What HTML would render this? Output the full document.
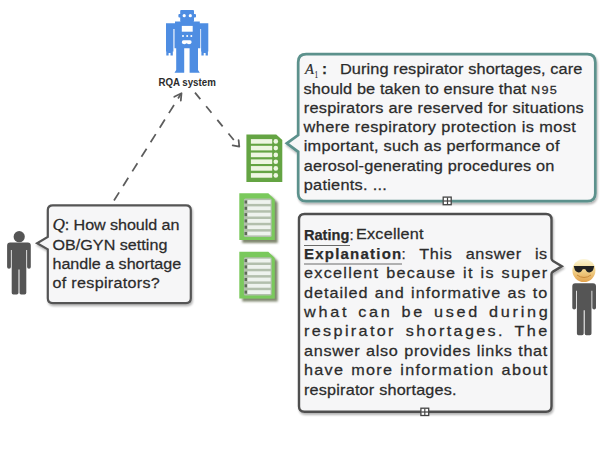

--

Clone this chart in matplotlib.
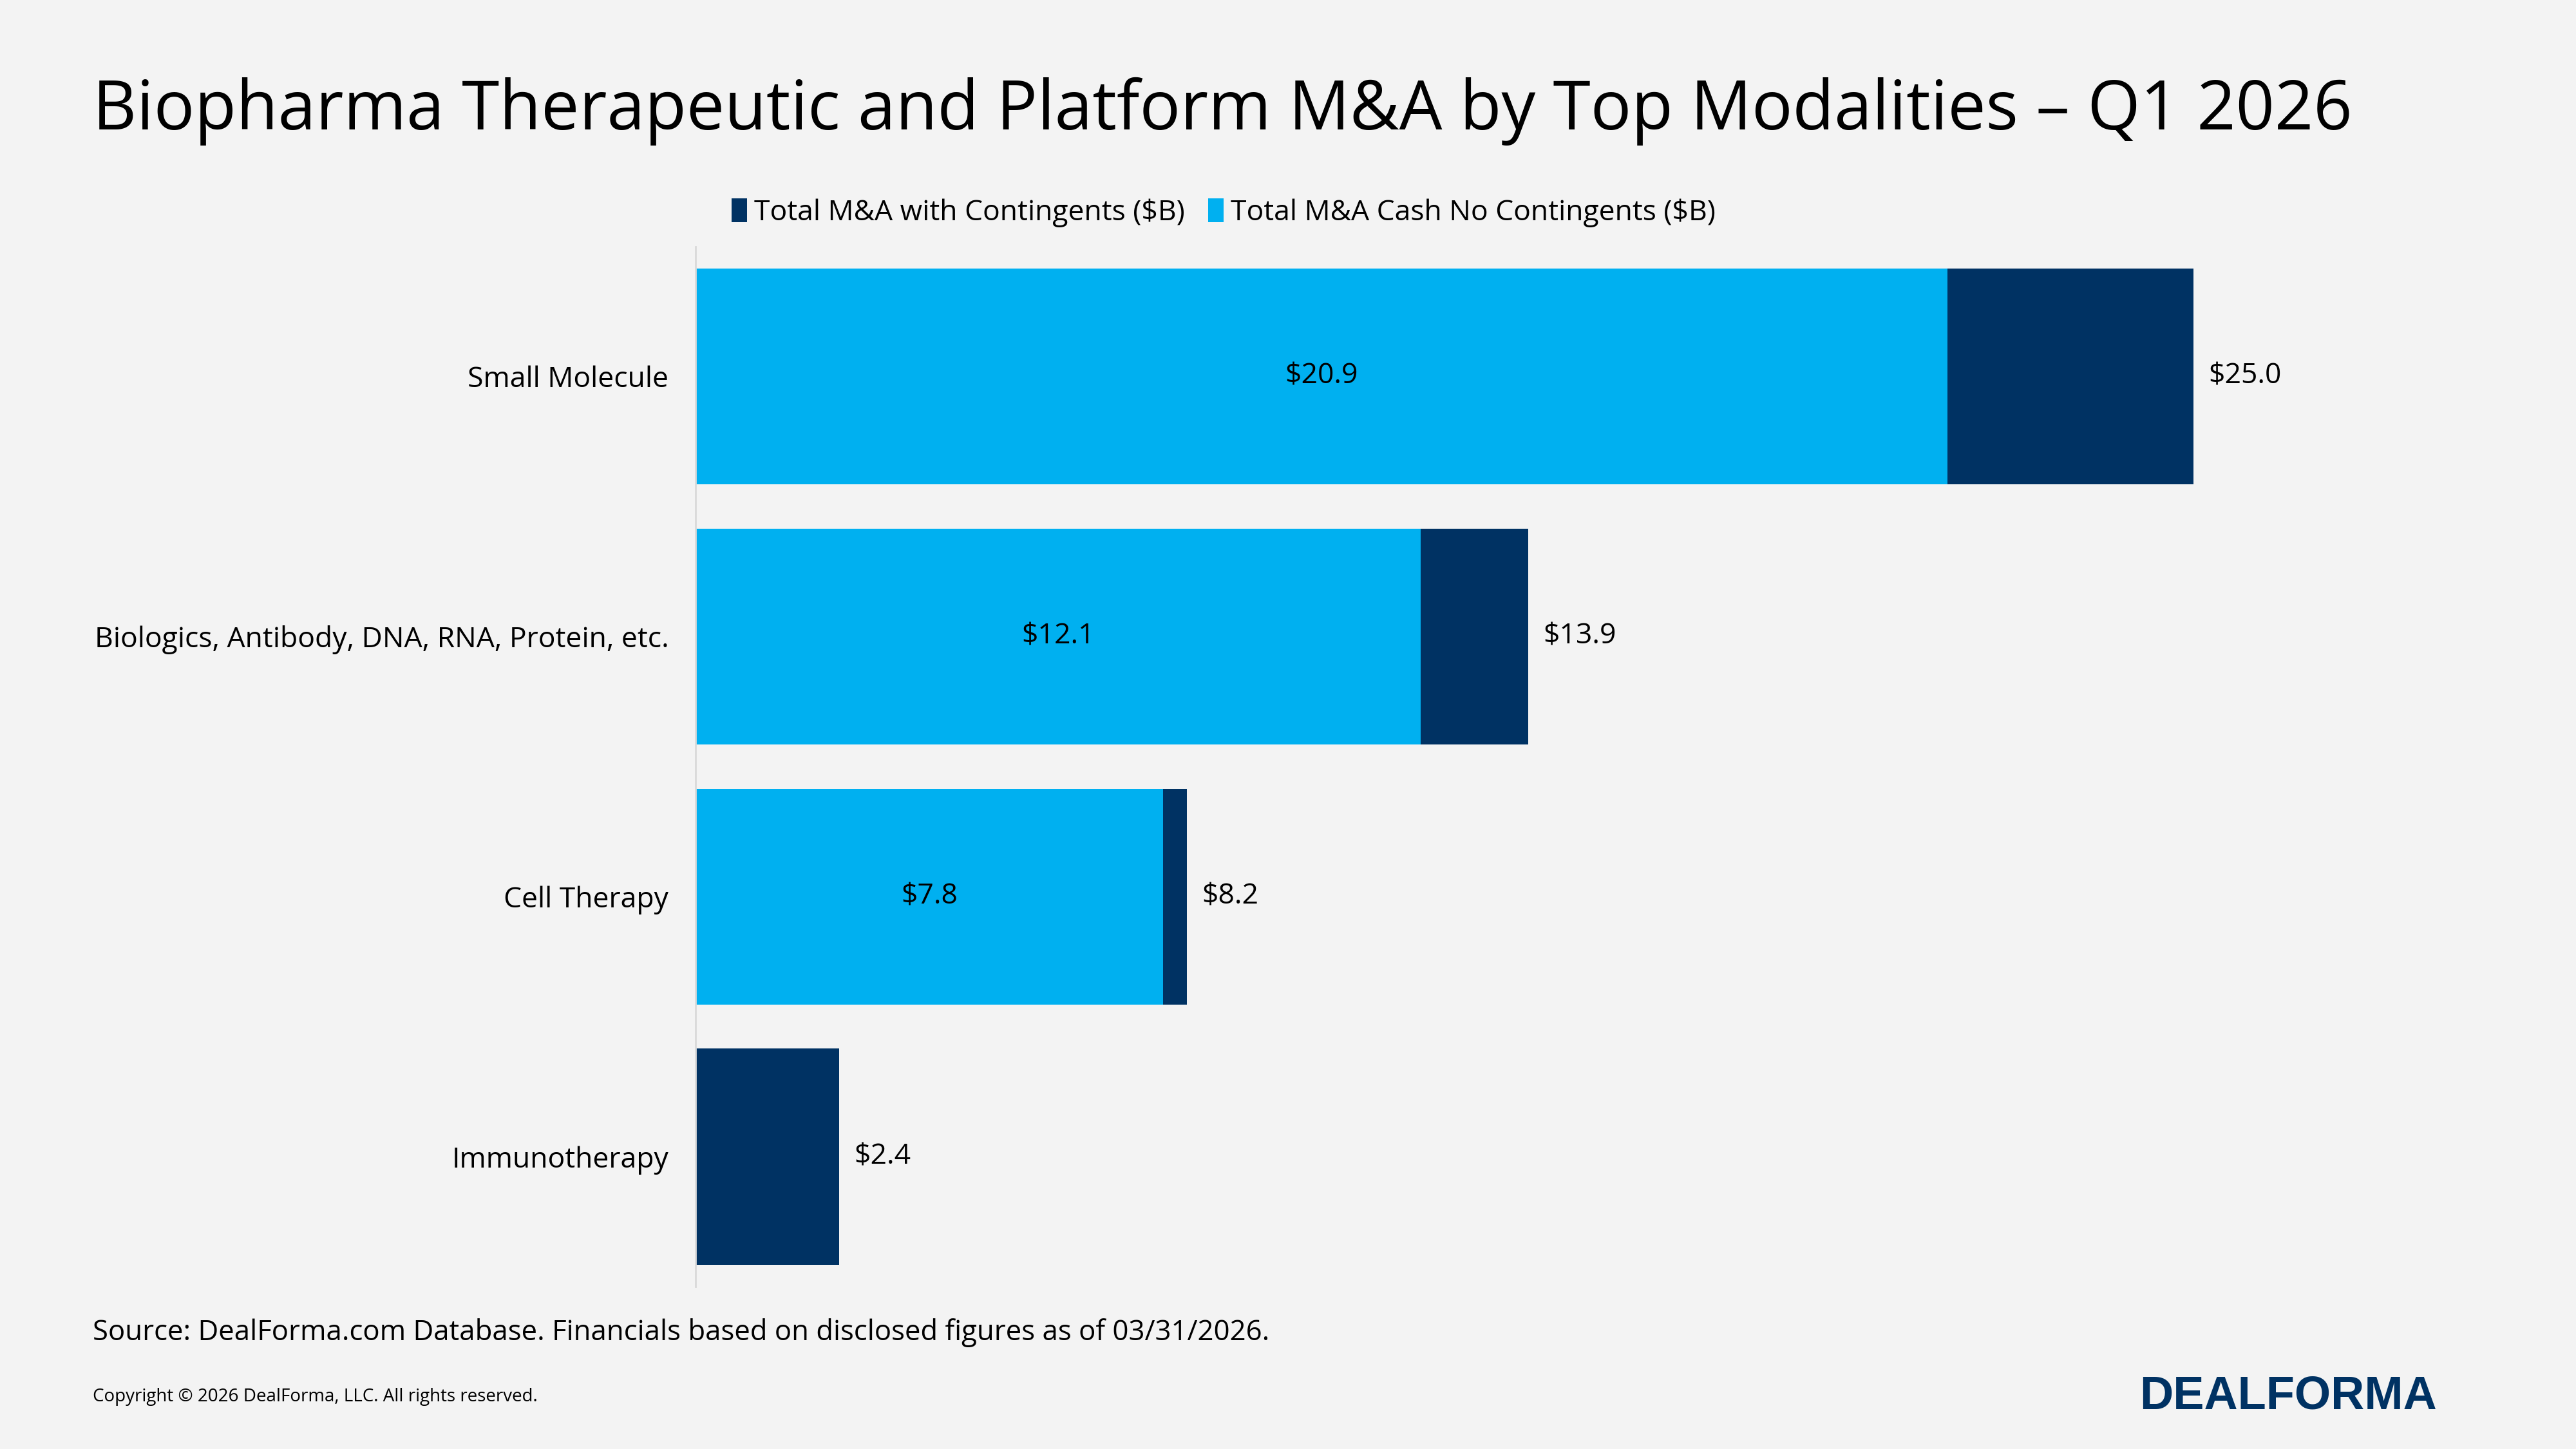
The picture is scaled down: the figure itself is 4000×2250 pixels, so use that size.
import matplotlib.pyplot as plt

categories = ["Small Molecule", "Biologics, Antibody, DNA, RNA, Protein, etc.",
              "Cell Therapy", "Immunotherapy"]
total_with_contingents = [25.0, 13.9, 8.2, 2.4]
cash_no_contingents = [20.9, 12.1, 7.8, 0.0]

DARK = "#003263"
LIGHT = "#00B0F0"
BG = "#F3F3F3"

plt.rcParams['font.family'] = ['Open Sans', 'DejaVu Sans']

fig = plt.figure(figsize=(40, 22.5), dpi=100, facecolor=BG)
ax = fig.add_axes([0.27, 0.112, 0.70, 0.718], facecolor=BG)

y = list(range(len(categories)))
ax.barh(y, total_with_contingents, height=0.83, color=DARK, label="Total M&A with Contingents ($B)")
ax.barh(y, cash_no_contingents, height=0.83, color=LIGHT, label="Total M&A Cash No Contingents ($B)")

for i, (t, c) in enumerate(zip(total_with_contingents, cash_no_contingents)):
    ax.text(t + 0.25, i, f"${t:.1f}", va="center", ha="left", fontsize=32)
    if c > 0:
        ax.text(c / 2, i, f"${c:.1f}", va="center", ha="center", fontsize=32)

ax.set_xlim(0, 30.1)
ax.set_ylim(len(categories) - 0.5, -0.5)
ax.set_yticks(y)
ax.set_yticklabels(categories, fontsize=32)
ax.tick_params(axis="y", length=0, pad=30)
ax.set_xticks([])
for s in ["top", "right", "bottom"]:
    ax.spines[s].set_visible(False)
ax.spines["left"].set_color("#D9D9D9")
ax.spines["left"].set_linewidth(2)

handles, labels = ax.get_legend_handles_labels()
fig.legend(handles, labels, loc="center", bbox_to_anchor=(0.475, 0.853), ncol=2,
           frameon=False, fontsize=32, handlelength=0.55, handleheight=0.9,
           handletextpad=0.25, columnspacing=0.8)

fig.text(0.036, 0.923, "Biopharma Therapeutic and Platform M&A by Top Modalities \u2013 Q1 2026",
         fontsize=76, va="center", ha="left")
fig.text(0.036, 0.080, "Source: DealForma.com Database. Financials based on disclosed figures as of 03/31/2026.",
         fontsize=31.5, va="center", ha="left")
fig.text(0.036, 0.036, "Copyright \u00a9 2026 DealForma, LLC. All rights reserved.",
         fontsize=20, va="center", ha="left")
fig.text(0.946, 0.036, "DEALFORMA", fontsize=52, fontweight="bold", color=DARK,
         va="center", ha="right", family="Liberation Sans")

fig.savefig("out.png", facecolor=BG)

- **Given request**: Start at the line with "The picture is", stop at the line with "M&A Cash No", and return every line in that stretch exactly, those two included.

- **Solution for this task**:
The picture is scaled down: the figure itself is 4000×2250 pixels, so use that size.
import matplotlib.pyplot as plt

categories = ["Small Molecule", "Biologics, Antibody, DNA, RNA, Protein, etc.",
              "Cell Therapy", "Immunotherapy"]
total_with_contingents = [25.0, 13.9, 8.2, 2.4]
cash_no_contingents = [20.9, 12.1, 7.8, 0.0]

DARK = "#003263"
LIGHT = "#00B0F0"
BG = "#F3F3F3"

plt.rcParams['font.family'] = ['Open Sans', 'DejaVu Sans']

fig = plt.figure(figsize=(40, 22.5), dpi=100, facecolor=BG)
ax = fig.add_axes([0.27, 0.112, 0.70, 0.718], facecolor=BG)

y = list(range(len(categories)))
ax.barh(y, total_with_contingents, height=0.83, color=DARK, label="Total M&A with Contingents ($B)")
ax.barh(y, cash_no_contingents, height=0.83, color=LIGHT, label="Total M&A Cash No Contingents ($B)")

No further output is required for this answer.